Programming Opportunities for Students Gifted and Talented in the Visual Arts

Gilbert A. Clark
Enid Zimmerman

The major purpose of a visual arts program for artistically gifted and talented students is to bring students together with high interests and abilities in art in ways that will broaden and deepen their knowledge about art, sharpen their art skills, and offer them learning opportunities rarely found in a regular art classroom setting. There is considerable research about programming opportunities for gifted and talented students with high academic abilities. There is a paucity of research, however, about program options for artistically gifted and talented students. Some surveys, case studies, and program evaluation studies about students gifted and talented in the arts are reported in relation to ability grouping and acceleration options for students. Before large-scale research might begin, however, there are many definitional and semantic problems in relation to programming options for gifted and talented arts students that need to be clarified. Many writers have proposed different categories and definitions of programming opportunities for gifted and talented students currently offered by schools across the country. Based on a review of the literature of gifted and talented education, and of art education, categories of mixed-ability grouping, ability grouping, and acceleration as programming opportunities for gifted and talented visual arts students are generated. Examples of programming opportunities in each of these categories are offered.

Four national surveys of programs for students with high abilities in the visual and performing arts are reported that offer some descriptive, demographic baseline data. The work of gifted and talented students with precocious abilities in the visual arts also is reported in eight contemporary case studies and these offer a baseline from which future case studies can be contrasted and compared. In addition, research about the effectiveness of ten program options for students gifted and talented in the arts offers a beginning from which other evaluation studies can be compared.

It is concluded that there is no foundation of research findings on which to conduct meta-analysis about programming opportunities for students gifted and talented in the visual arts. There is an obvious need for such a foundation and six recommendations are made to help rectify this situation.

Reference:

Clark, G. A., & Zimmerman, E. (1994). Programming opportunities for students gifted and talented in the visual arts (RBDM9402). Storrs: University of Connecticut, The National Research Center on the Gifted and Talented.

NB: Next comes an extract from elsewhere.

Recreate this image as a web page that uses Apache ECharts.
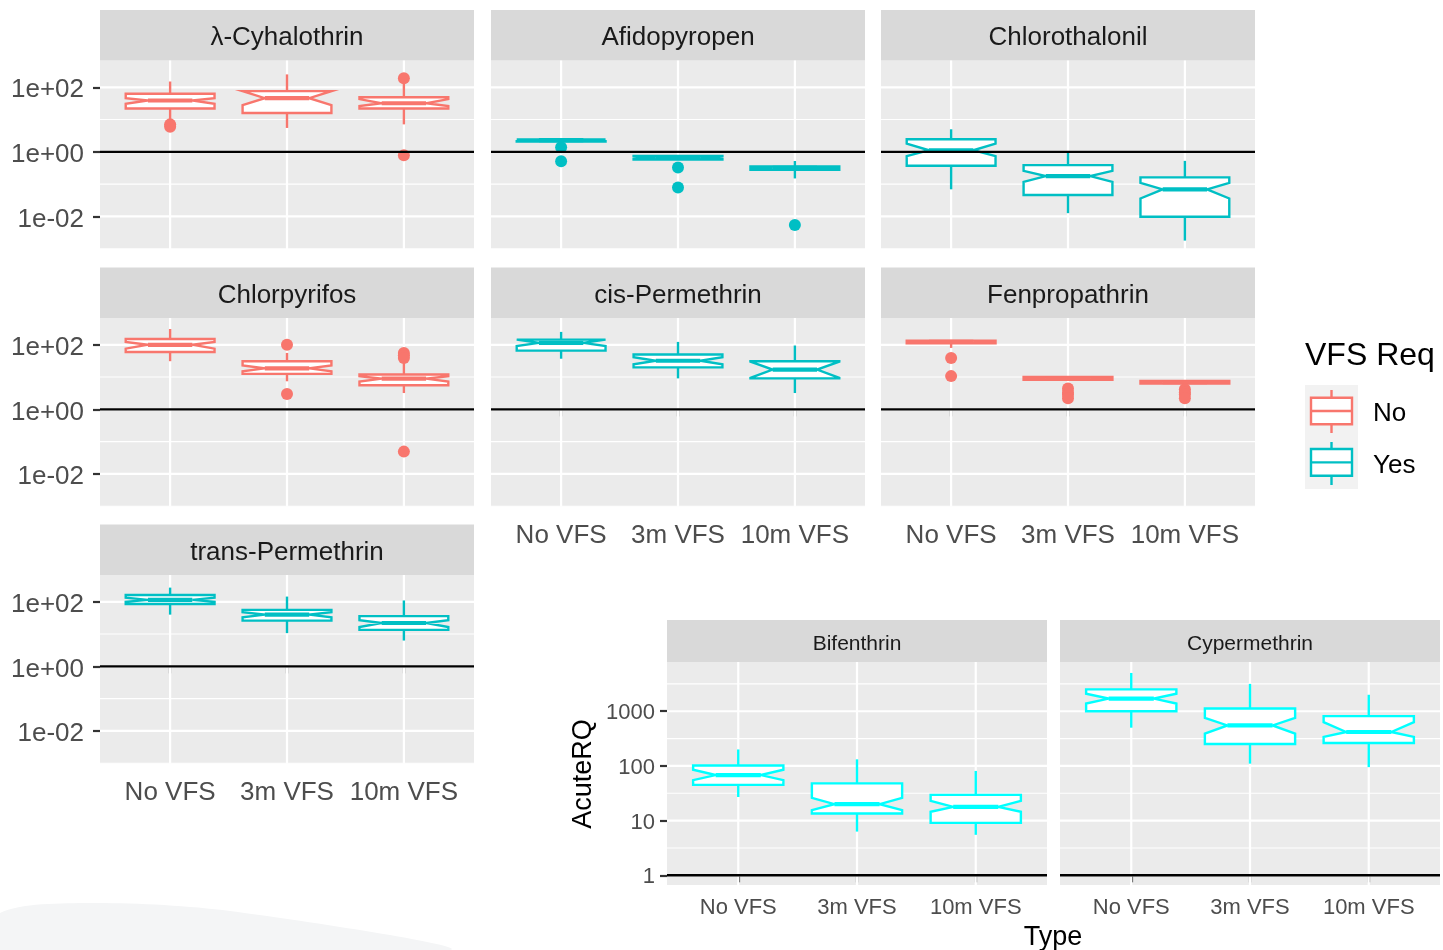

Programming Opportunities for Students Gifted and Talented in the Visual Arts
Gilbert A. Clark
Enid Zimmerman

 

Recommendations

  1. There should be development of some agreed upon vocabulary of terms relative to programming opportunities for the education of students with high abilities in the visual arts.
  2. Research should be conducted to evaluate the effectiveness of programming options such as mixed-ability grouping, ability grouping, and acceleration as applied to students gifted and talented in the visual arts.
  3. Universities and colleges and private, federal, and state agencies should be encouraged to support ongoing, large-scale survey research to address demographic issues about the nature of programming opportunities for high ability arts students, including size, purpose, design, selection, curriculum, funding, time allotments, and arts-related experiences being offered.
  4. Evaluation studies need to be conducted, and results compared and contrasted, with respect to specific program options within mixed-ability grouping, ability grouping, and acceleration programs to help identify the most efficient and effective options appropriate to various contexts and diverse populations of students who are artistically gifted and talented.
  5. More individual case studies, and the initiation of longitudinal research about large populations, are needed to create a basis for understanding which educational interventions are best suited for students with high abilities in the visual arts.
  6. Authors of reports that include evaluation of programming opportunities for students with high abilities in the visual arts should adopt a standard practice of reporting a program’s weaknesses, as well as its strengths, and such evaluations to be conducted, using authentic as well as standard measures, by persons not directly associated to the program being assessed.